"After chastisement from God, and recognizing him, our way to repay him is to exalt him and confess his wonders before every nation under heaven."
ST Patrick, Confesio, Fifth Century.
"...it's worth pondering for a moment why we celebrate St. Patrick's Day far more than, say, St. Augustine's Day or St. Athanasius's Day, even though those two men probably had more influence in shaping Christianity across the world. Put simply, it's because Patrick didn't shape Christianity across the world—at least directly. (Though one can argue that his work in shaping Irish Christianity later bore fruit that would affect the faith through the ages.) He's a large but local figure. And, to over-simplify a bit, it was mostly Irish Americans rather than Irish Irish who made the day a festival of national pride."
ST Patrick Fought Human Trafficking
""It would take too long to … sift through the whole of the Law for precise witness against such greed," Patrick wrote in Letter to the Soldiers of Coroticus. "Sufficient to say, greed is a deadly deed. You shall not covet your neighbor's goods. You shall not murder. A homicide may not stand beside Christ. Even 'He who bates his brother is to be labeled murderer.' Or, 'He who does not love his brother dwells in death.' therefore how much more guilty is he, who has stained his own hands in the blood of the sons of God, those very children whom only just now he has won for himself in this distant land by means of our feeble encouragement. … Roman Christians in Gaul behave quite differently: it is their custom to send holy, capable men to the Franks and other nations with several thousand soldiers so as to redeem Christian prisoners, yet YOU would rather kill or sell them on to a far-off tribe who know nothing of the true God. You might as well consign Christ's own members to a whorehouse. What kind of hope can you have left in God?'"

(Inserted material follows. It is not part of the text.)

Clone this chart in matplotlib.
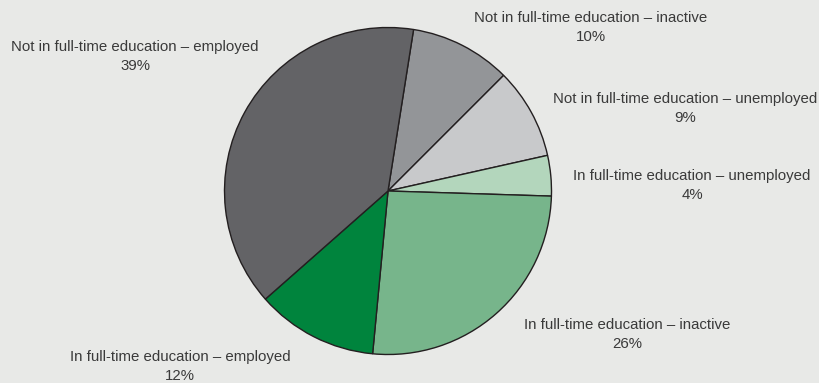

ST Patrick was an Evangelist
"Patrick may have been upset that the raiders took freeborn Irish as slaves. But he was truly upset that they took new converts to Christianity. "The very same people I have begotten for God; their number beyond count, I myself confirmed them in Christ," he wrote, "'Ravenous wolves' have gulped down the Lord's own flock, which was flourishing in Ireland and tended with utmost care. Now I have lost count how many sons and daughters of the kings of the Scotti have become monks and virgins of Christ.'"
ST Patrick Sought an Incarnational Ministry
"Patrick's work in Ireland was more incarnational—taking on the identity of his flock and laying aside his former identity and rights. As he wrote in the Letter, "For by descent I was a freeman, born of a decurion father; yet I have sold this nobility of mine, I am not ashamed, nor do I regret that it might have meant some advantage to others. In short, I am a slave in Christ to this faraway people for the indescribable glory of 'everlasting life which is in Jesus Christ our Lord.''"
ST Patrick Sought a Christian Education for the Irish
"'How is it that in Ireland, where they never had any knowledge of God but, always, until now, cherished idols and unclean things, they are lately become a people of the Lord, and are called children of God; the sons of the Scotti and the daughters of the chieftains are to be seen as monks and virgins of Christ," he wrote in the Confesio, then goes on to tell of a "a most beautiful, blessed, native-born noble" convert who fought against her parents to become a virgin of Christ."
ST Patrick Submitted to the Authorities and Rebelled against Them
"The debate over how distinct "Celtic" Christianity was from the "Roman" Christianity of its time is ancient, and descriptions of how much a maverick Patrick was depends largely on conjecture. Was Patrick submitting to authority by sending his Confesio in response to accusations that he was unfit to lead (the specifics of which are lost to history)? Or was he recalcitrant or independent in merely sending a written response and not responding in person to what seems to be a summons? Does his letter to the soldiers of Coroticus indicate that he had good relationships with church leaders in Great Britain, or is it an indication that he thought they were being derelict in their church discipline? The evidence can be read either way."